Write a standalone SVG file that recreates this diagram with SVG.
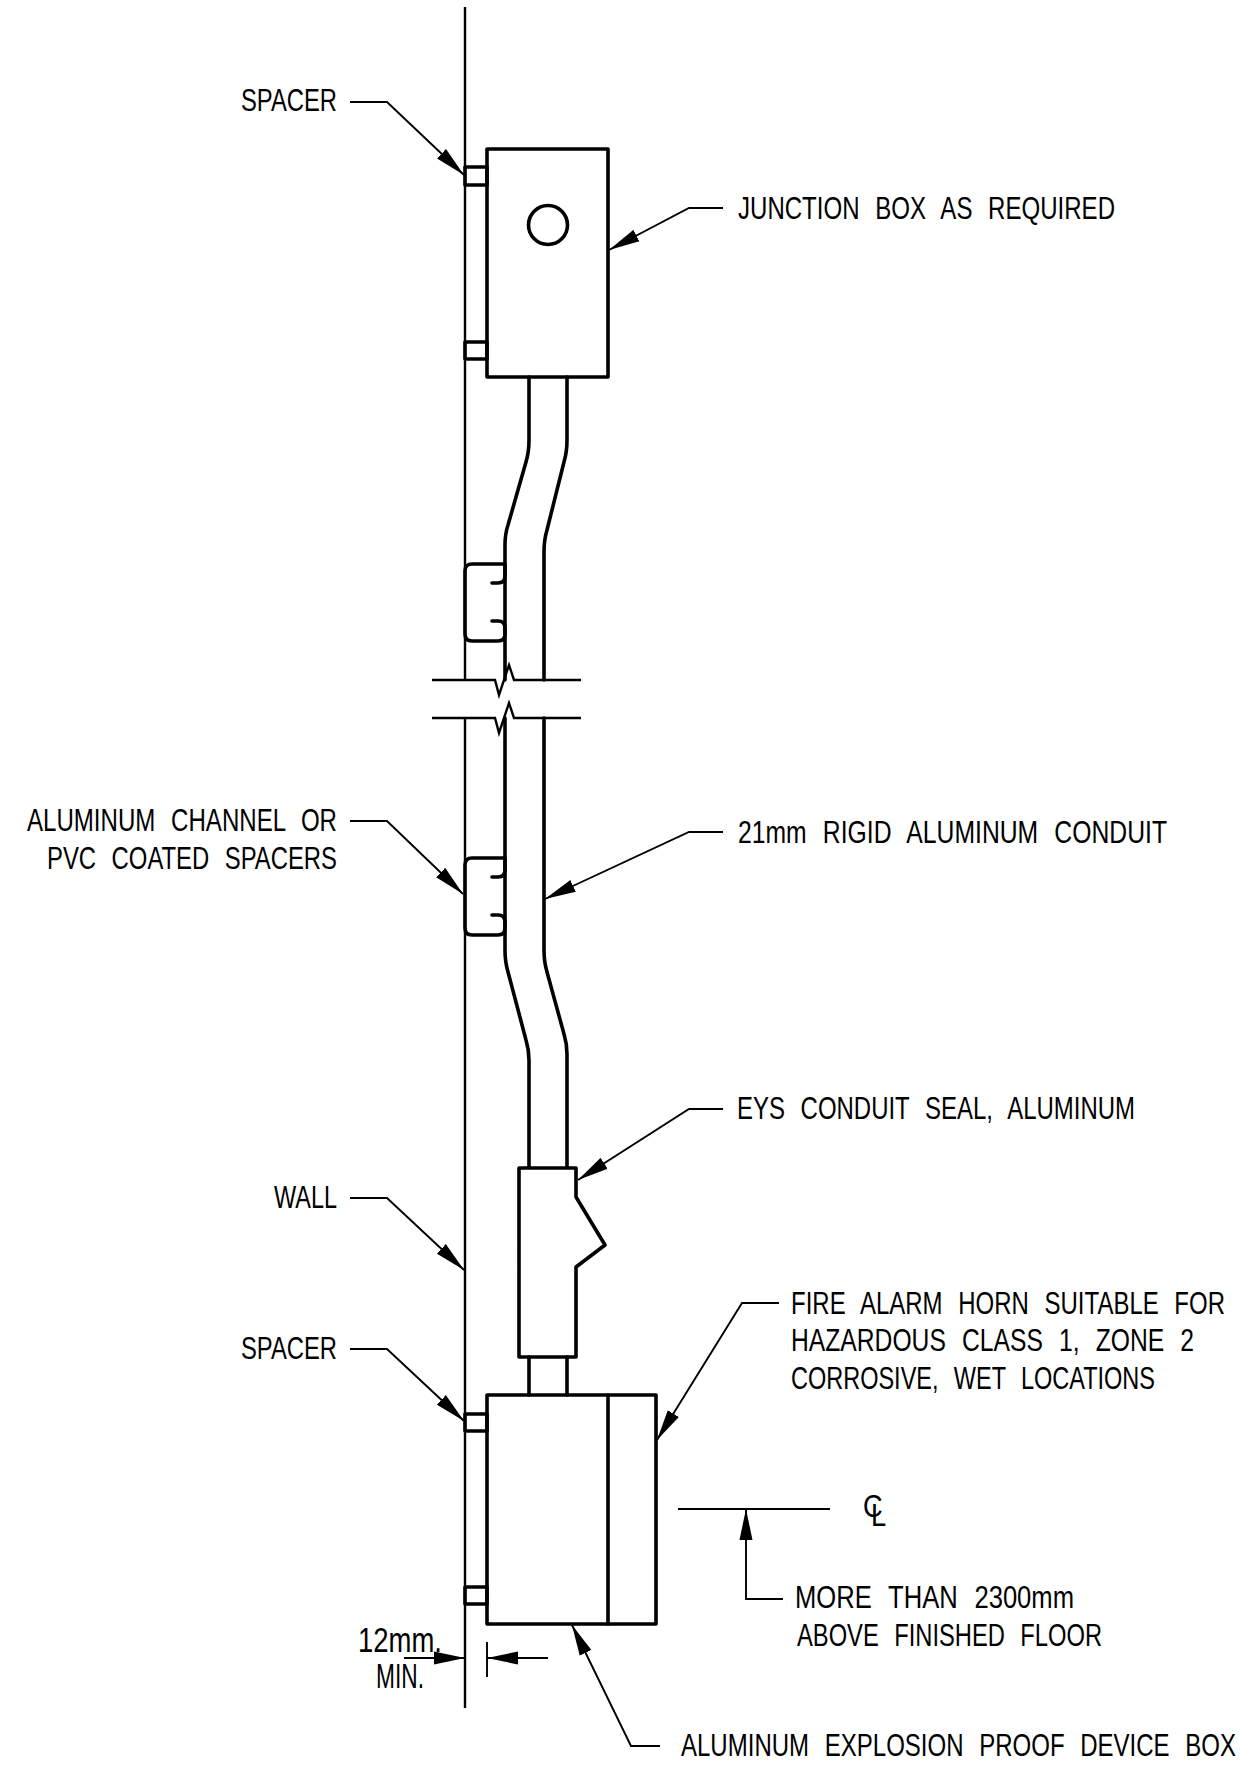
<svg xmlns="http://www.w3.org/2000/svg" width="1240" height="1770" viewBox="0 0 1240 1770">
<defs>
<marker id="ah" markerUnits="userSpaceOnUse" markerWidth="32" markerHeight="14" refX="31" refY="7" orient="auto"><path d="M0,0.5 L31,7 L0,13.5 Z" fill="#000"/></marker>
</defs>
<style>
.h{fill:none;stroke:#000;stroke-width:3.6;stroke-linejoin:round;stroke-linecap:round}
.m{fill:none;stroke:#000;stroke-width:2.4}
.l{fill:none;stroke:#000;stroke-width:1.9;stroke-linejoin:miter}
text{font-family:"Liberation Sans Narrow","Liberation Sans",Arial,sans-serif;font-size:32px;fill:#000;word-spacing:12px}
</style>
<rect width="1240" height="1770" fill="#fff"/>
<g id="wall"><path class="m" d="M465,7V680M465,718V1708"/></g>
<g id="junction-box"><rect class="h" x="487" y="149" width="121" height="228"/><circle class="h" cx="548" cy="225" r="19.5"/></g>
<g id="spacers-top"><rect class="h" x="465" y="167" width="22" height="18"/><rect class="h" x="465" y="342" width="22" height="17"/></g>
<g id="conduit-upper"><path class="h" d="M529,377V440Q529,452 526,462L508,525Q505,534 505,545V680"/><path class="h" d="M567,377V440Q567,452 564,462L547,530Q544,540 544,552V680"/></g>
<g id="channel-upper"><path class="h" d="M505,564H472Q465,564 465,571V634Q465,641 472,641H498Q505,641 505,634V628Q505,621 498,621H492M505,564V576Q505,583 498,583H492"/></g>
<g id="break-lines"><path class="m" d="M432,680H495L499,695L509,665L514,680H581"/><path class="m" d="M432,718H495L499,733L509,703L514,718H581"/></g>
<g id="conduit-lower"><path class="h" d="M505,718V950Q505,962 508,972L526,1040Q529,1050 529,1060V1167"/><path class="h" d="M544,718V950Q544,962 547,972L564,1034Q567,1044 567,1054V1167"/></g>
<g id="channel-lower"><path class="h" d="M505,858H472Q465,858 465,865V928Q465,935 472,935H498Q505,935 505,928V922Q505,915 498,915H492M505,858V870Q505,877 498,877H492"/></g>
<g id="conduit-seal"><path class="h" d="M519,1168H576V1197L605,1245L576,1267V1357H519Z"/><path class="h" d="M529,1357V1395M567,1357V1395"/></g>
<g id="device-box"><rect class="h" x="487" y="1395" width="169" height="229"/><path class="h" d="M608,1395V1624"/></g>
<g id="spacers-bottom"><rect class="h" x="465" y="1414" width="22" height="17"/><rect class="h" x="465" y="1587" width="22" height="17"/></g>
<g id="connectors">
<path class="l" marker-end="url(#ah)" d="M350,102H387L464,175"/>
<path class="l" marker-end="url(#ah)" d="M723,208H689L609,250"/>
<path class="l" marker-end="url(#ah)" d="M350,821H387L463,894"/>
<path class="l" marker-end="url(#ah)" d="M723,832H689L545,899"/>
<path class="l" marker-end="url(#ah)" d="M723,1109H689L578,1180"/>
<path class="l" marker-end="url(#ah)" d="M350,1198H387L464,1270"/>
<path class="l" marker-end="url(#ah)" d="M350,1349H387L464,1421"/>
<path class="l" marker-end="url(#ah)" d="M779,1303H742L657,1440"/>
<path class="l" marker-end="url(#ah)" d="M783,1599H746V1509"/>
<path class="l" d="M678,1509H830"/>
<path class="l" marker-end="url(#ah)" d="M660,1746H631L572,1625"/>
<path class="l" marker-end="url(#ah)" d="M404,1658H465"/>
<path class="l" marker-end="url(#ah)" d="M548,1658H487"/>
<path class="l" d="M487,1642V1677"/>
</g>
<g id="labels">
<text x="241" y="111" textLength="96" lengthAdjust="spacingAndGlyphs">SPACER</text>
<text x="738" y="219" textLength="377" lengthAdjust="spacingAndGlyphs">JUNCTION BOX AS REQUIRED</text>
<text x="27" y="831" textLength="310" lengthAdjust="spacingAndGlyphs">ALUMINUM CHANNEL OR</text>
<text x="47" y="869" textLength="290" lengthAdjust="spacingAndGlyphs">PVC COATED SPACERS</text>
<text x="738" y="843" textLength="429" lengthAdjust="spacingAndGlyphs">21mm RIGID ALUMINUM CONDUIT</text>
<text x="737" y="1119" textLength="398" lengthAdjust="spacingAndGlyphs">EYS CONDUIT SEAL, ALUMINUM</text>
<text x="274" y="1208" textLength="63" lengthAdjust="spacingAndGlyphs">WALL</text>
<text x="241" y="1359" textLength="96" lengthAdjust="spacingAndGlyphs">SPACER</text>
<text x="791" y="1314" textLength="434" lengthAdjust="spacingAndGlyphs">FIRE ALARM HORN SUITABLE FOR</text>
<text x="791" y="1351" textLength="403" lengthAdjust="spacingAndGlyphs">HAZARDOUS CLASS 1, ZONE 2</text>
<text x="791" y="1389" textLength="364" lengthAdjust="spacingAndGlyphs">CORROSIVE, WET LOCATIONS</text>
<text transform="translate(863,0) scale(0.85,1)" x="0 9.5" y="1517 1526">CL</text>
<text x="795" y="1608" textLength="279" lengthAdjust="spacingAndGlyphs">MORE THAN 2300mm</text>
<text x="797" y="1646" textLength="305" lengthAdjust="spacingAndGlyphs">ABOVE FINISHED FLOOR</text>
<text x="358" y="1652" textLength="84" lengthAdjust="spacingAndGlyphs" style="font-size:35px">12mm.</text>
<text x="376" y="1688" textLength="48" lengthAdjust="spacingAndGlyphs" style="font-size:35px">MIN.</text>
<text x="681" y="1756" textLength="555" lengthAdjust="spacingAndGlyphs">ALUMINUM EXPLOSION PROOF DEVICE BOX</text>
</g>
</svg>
#####
GOAL
Quote the preceding listing precisely and completely, omitting its images.

COMPLETE ANSWER
Write a standalone SVG file that recreates this diagram with SVG.
<svg xmlns="http://www.w3.org/2000/svg" width="1240" height="1770" viewBox="0 0 1240 1770">
<defs>
<marker id="ah" markerUnits="userSpaceOnUse" markerWidth="32" markerHeight="14" refX="31" refY="7" orient="auto"><path d="M0,0.5 L31,7 L0,13.5 Z" fill="#000"/></marker>
</defs>
<style>
.h{fill:none;stroke:#000;stroke-width:3.6;stroke-linejoin:round;stroke-linecap:round}
.m{fill:none;stroke:#000;stroke-width:2.4}
.l{fill:none;stroke:#000;stroke-width:1.9;stroke-linejoin:miter}
text{font-family:"Liberation Sans Narrow","Liberation Sans",Arial,sans-serif;font-size:32px;fill:#000;word-spacing:12px}
</style>
<rect width="1240" height="1770" fill="#fff"/>
<g id="wall"><path class="m" d="M465,7V680M465,718V1708"/></g>
<g id="junction-box"><rect class="h" x="487" y="149" width="121" height="228"/><circle class="h" cx="548" cy="225" r="19.5"/></g>
<g id="spacers-top"><rect class="h" x="465" y="167" width="22" height="18"/><rect class="h" x="465" y="342" width="22" height="17"/></g>
<g id="conduit-upper"><path class="h" d="M529,377V440Q529,452 526,462L508,525Q505,534 505,545V680"/><path class="h" d="M567,377V440Q567,452 564,462L547,530Q544,540 544,552V680"/></g>
<g id="channel-upper"><path class="h" d="M505,564H472Q465,564 465,571V634Q465,641 472,641H498Q505,641 505,634V628Q505,621 498,621H492M505,564V576Q505,583 498,583H492"/></g>
<g id="break-lines"><path class="m" d="M432,680H495L499,695L509,665L514,680H581"/><path class="m" d="M432,718H495L499,733L509,703L514,718H581"/></g>
<g id="conduit-lower"><path class="h" d="M505,718V950Q505,962 508,972L526,1040Q529,1050 529,1060V1167"/><path class="h" d="M544,718V950Q544,962 547,972L564,1034Q567,1044 567,1054V1167"/></g>
<g id="channel-lower"><path class="h" d="M505,858H472Q465,858 465,865V928Q465,935 472,935H498Q505,935 505,928V922Q505,915 498,915H492M505,858V870Q505,877 498,877H492"/></g>
<g id="conduit-seal"><path class="h" d="M519,1168H576V1197L605,1245L576,1267V1357H519Z"/><path class="h" d="M529,1357V1395M567,1357V1395"/></g>
<g id="device-box"><rect class="h" x="487" y="1395" width="169" height="229"/><path class="h" d="M608,1395V1624"/></g>
<g id="spacers-bottom"><rect class="h" x="465" y="1414" width="22" height="17"/><rect class="h" x="465" y="1587" width="22" height="17"/></g>
<g id="connectors">
<path class="l" marker-end="url(#ah)" d="M350,102H387L464,175"/>
<path class="l" marker-end="url(#ah)" d="M723,208H689L609,250"/>
<path class="l" marker-end="url(#ah)" d="M350,821H387L463,894"/>
<path class="l" marker-end="url(#ah)" d="M723,832H689L545,899"/>
<path class="l" marker-end="url(#ah)" d="M723,1109H689L578,1180"/>
<path class="l" marker-end="url(#ah)" d="M350,1198H387L464,1270"/>
<path class="l" marker-end="url(#ah)" d="M350,1349H387L464,1421"/>
<path class="l" marker-end="url(#ah)" d="M779,1303H742L657,1440"/>
<path class="l" marker-end="url(#ah)" d="M783,1599H746V1509"/>
<path class="l" d="M678,1509H830"/>
<path class="l" marker-end="url(#ah)" d="M660,1746H631L572,1625"/>
<path class="l" marker-end="url(#ah)" d="M404,1658H465"/>
<path class="l" marker-end="url(#ah)" d="M548,1658H487"/>
<path class="l" d="M487,1642V1677"/>
</g>
<g id="labels">
<text x="241" y="111" textLength="96" lengthAdjust="spacingAndGlyphs">SPACER</text>
<text x="738" y="219" textLength="377" lengthAdjust="spacingAndGlyphs">JUNCTION BOX AS REQUIRED</text>
<text x="27" y="831" textLength="310" lengthAdjust="spacingAndGlyphs">ALUMINUM CHANNEL OR</text>
<text x="47" y="869" textLength="290" lengthAdjust="spacingAndGlyphs">PVC COATED SPACERS</text>
<text x="738" y="843" textLength="429" lengthAdjust="spacingAndGlyphs">21mm RIGID ALUMINUM CONDUIT</text>
<text x="737" y="1119" textLength="398" lengthAdjust="spacingAndGlyphs">EYS CONDUIT SEAL, ALUMINUM</text>
<text x="274" y="1208" textLength="63" lengthAdjust="spacingAndGlyphs">WALL</text>
<text x="241" y="1359" textLength="96" lengthAdjust="spacingAndGlyphs">SPACER</text>
<text x="791" y="1314" textLength="434" lengthAdjust="spacingAndGlyphs">FIRE ALARM HORN SUITABLE FOR</text>
<text x="791" y="1351" textLength="403" lengthAdjust="spacingAndGlyphs">HAZARDOUS CLASS 1, ZONE 2</text>
<text x="791" y="1389" textLength="364" lengthAdjust="spacingAndGlyphs">CORROSIVE, WET LOCATIONS</text>
<text transform="translate(863,0) scale(0.85,1)" x="0 9.5" y="1517 1526">CL</text>
<text x="795" y="1608" textLength="279" lengthAdjust="spacingAndGlyphs">MORE THAN 2300mm</text>
<text x="797" y="1646" textLength="305" lengthAdjust="spacingAndGlyphs">ABOVE FINISHED FLOOR</text>
<text x="358" y="1652" textLength="84" lengthAdjust="spacingAndGlyphs" style="font-size:35px">12mm.</text>
<text x="376" y="1688" textLength="48" lengthAdjust="spacingAndGlyphs" style="font-size:35px">MIN.</text>
<text x="681" y="1756" textLength="555" lengthAdjust="spacingAndGlyphs">ALUMINUM EXPLOSION PROOF DEVICE BOX</text>
</g>
</svg>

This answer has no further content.